La famille royale pratique la chasse. Et avec passion. Dès l’épisode 2, là voilà qui annule tous ses engagements officiels pour abattre un cerf perdu sur les terres de Balmoral. À table, on parie sur celui qui pourra apposer son nom sous le prochain trophée au mur.
La famille royale exclut les personnes handicapées. Dans l’épisode 7, la princesse Margaret découvre que sa mère a caché ses nièces handicapées mentales dans un asile sordide. On s’émeut mais au bout de quarante minutes, aucun changement à l’horizon.
La famille royale est cruelle et a produit une génération de princes médiocres et désenchantés. Dans l’épisode 4, la reine mesure combien, malgré l’argent et les honneurs, ses enfants sont malheureux, superficiels et à la moralité douteuse.
The English Game, une série de Netflix
La reine elle-même n’échappe pas à la critique. Plusieurs fois, elle paraît à l’écoute, compatissante, posée. Mais le plus souvent, on peine à distinguer ce qui relève du sens du devoir et du déni organisé. La fameuse neutralité du monarque confine à la lâcheté, pour ne pas dire à l’indifférence.
En l’absence de sources hors des fonds de poubelles prélevés par d’anciens employés mécontents, comment interpréter les silences de la reine, la vraie ? Les scénaristes ont émis plusieurs hypothèses. Les deux premières saisons ont avancé l’inexpérience et la timidité de la reine. Progressivement, la fidélité à la mémoire de Georges VI ou une certaine lecture constitutionnelle auraient justifié la mise à distance de Buckingham.
Quelle épine dorsale pour la reine ?
La saison 4, avec une reine quinquagénaire et déjà grand-mère, ne peut plus tenir cette partition. Après dix épisodes, une nouvelle thèse creuse le sillon entamé dans la saison trois. La reine serait inconsistante. D’une certaine façon, même le prince Charles, entre deux auto-apitoiements, avec son engagement pour l’agriculture bio ou son goût pour la littérature, avance un choix de société. La reine, elle, porte la couronne mais ne l’incarne pas vraiment.

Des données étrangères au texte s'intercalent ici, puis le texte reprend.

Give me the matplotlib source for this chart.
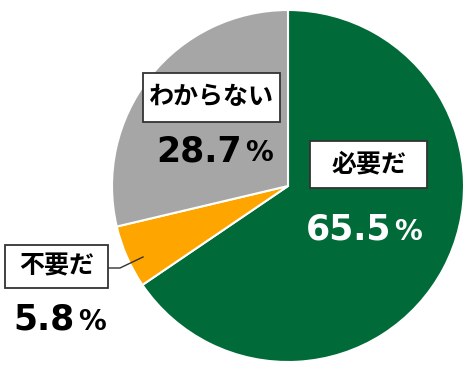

Elle adopte le style de vie de l’aristocratie anglaise avec ses parties de chasse et l’équitation mais sans enthousiasme ni passion. Elle dit s’intéresser à ses sujets mais dans le fond, on ne la voit jamais avec eux. Quoique chef de l’Église anglicane, elle ne témoigne d’aucune spiritualité particulière. Elle est capable de pronostiquer les noms des membres d’un futur gouvernement comme d’autres parient sur les scores de Wimbledon, pour passer le temps.
Tout cela n’est guère flatteur.
D’une certaine façon, la série colle de très près à nos représentations de la famille royale. Les Windsor sont les vestiges d’une époque révolue, les acteurs d’un spectacle dont on se demande s’il passera le siècle.